**Exercise directions:** Reproduce the data exactly and drop any pictures it holds.

--- START Records to process ---

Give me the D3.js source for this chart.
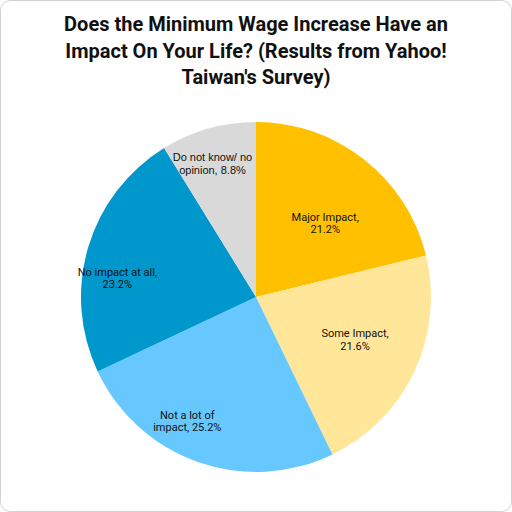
<!DOCTYPE html>
<html><head><meta charset="utf-8">
<script src="https://cdn.jsdelivr.net/npm/d3@7"></script>
<style>html,body{margin:0;padding:0;background:#fff;}</style>
</head><body>
<svg id="chart" width="512" height="512"></svg>
<script>
const categories = ["Major Impact", "Some Impact", "Not a lot of impact", "No impact at all", "Do not know/ no opinion"];
const values = [21.2, 21.6, 25.2, 23.2, 8.8];
const labelLines = [["Major Impact,", "21.2%"], ["Some Impact,", "21.6%"], ["Not a lot of", "impact, 25.2%"], ["No impact at all,", "23.2%"], ["Do not know/ no", "opinion, 8.8%"]];
const colors = ["#FFC000", "#FFE699", "#66C8FF", "#0097CC", "#D9D9D9"];
const titleLines = ["Does the Minimum Wage Increase Have an", "Impact On Your Life? (Results from Yahoo!", "Taiwan's Survey)"];
// label placement: radius fraction and angle (degrees, clockwise from top)
const labelRadius = [0.58, 0.615, 0.81, 0.80, 0.805];
const labelAngle = [43, 113, 209, 278, 342];

const svg = d3.select("#chart");
svg.append("rect").attr("x", 0.5).attr("y", 0.5).attr("width", 511).attr("height", 511)
  .attr("rx", 10).attr("fill", "#fff").attr("stroke", "#d0d0d0");

const t = svg.append("text").attr("text-anchor", "middle")
  .attr("font-family", "Roboto, 'DejaVu Sans', sans-serif").attr("font-weight", "bold")
  .attr("font-size", 20).attr("fill", "#111");
titleLines.forEach((l, i) => t.append("tspan").attr("x", 256).attr("y", 31 + i * 26.5).text(l));

const cx = 256, cy = 297, R = 175;
const pie = d3.pie().sort(null).value(d => d)(values);
const arc = d3.arc().innerRadius(0).outerRadius(R);
const g = svg.append("g").attr("transform", `translate(${cx},${cy})`);
g.selectAll("path").data(pie).enter().append("path")
  .attr("d", arc).attr("fill", (d, i) => colors[i]);

pie.forEach((d, i) => {
  const a = labelAngle[i] * Math.PI / 180, r = labelRadius[i] * R;
  const x = Math.sin(a) * r, y = -Math.cos(a) * r;
  const txt = g.append("text").attr("text-anchor", "middle")
    .attr("font-family", i === 4 ? "'Liberation Sans', Arial, sans-serif" : "Roboto, sans-serif")
    .attr("font-size", 11).attr("fill", "#111");
  labelLines[i].forEach((l, j) => txt.append("tspan").attr("x", x).attr("y", y - 2 + j * 12.5).text(l));
});
</script>
</body></html>
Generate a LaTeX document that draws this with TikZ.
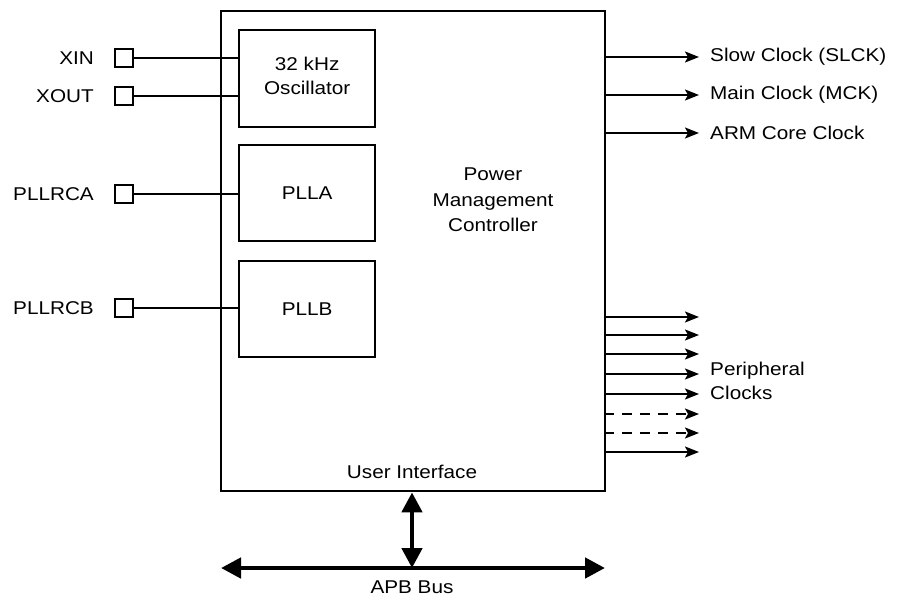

--- END Records to process ---

**Completed exercise:**
Give me the D3.js source for this chart.
<!DOCTYPE html>
<html><head><meta charset="utf-8">
<script src="https://cdn.jsdelivr.net/npm/d3@7"></script>
<style>html,body{margin:0;padding:0;background:#fff;}</style>
</head><body>
<svg id="chart" width="512" height="512"></svg>
<script>
const categories = ["Major Impact", "Some Impact", "Not a lot of impact", "No impact at all", "Do not know/ no opinion"];
const values = [21.2, 21.6, 25.2, 23.2, 8.8];
const labelLines = [["Major Impact,", "21.2%"], ["Some Impact,", "21.6%"], ["Not a lot of", "impact, 25.2%"], ["No impact at all,", "23.2%"], ["Do not know/ no", "opinion, 8.8%"]];
const colors = ["#FFC000", "#FFE699", "#66C8FF", "#0097CC", "#D9D9D9"];
const titleLines = ["Does the Minimum Wage Increase Have an", "Impact On Your Life? (Results from Yahoo!", "Taiwan's Survey)"];
// label placement: radius fraction and angle (degrees, clockwise from top)
const labelRadius = [0.58, 0.615, 0.81, 0.80, 0.805];
const labelAngle = [43, 113, 209, 278, 342];

const svg = d3.select("#chart");
svg.append("rect").attr("x", 0.5).attr("y", 0.5).attr("width", 511).attr("height", 511)
  .attr("rx", 10).attr("fill", "#fff").attr("stroke", "#d0d0d0");

const t = svg.append("text").attr("text-anchor", "middle")
  .attr("font-family", "Roboto, 'DejaVu Sans', sans-serif").attr("font-weight", "bold")
  .attr("font-size", 20).attr("fill", "#111");
titleLines.forEach((l, i) => t.append("tspan").attr("x", 256).attr("y", 31 + i * 26.5).text(l));

const cx = 256, cy = 297, R = 175;
const pie = d3.pie().sort(null).value(d => d)(values);
const arc = d3.arc().innerRadius(0).outerRadius(R);
const g = svg.append("g").attr("transform", `translate(${cx},${cy})`);
g.selectAll("path").data(pie).enter().append("path")
  .attr("d", arc).attr("fill", (d, i) => colors[i]);

pie.forEach((d, i) => {
  const a = labelAngle[i] * Math.PI / 180, r = labelRadius[i] * R;
  const x = Math.sin(a) * r, y = -Math.cos(a) * r;
  const txt = g.append("text").attr("text-anchor", "middle")
    .attr("font-family", i === 4 ? "'Liberation Sans', Arial, sans-serif" : "Roboto, sans-serif")
    .attr("font-size", 11).attr("fill", "#111");
  labelLines[i].forEach((l, j) => txt.append("tspan").attr("x", x).attr("y", y - 2 + j * 12.5).text(l));
});
</script>
</body></html>
Generate a LaTeX document that draws this with TikZ.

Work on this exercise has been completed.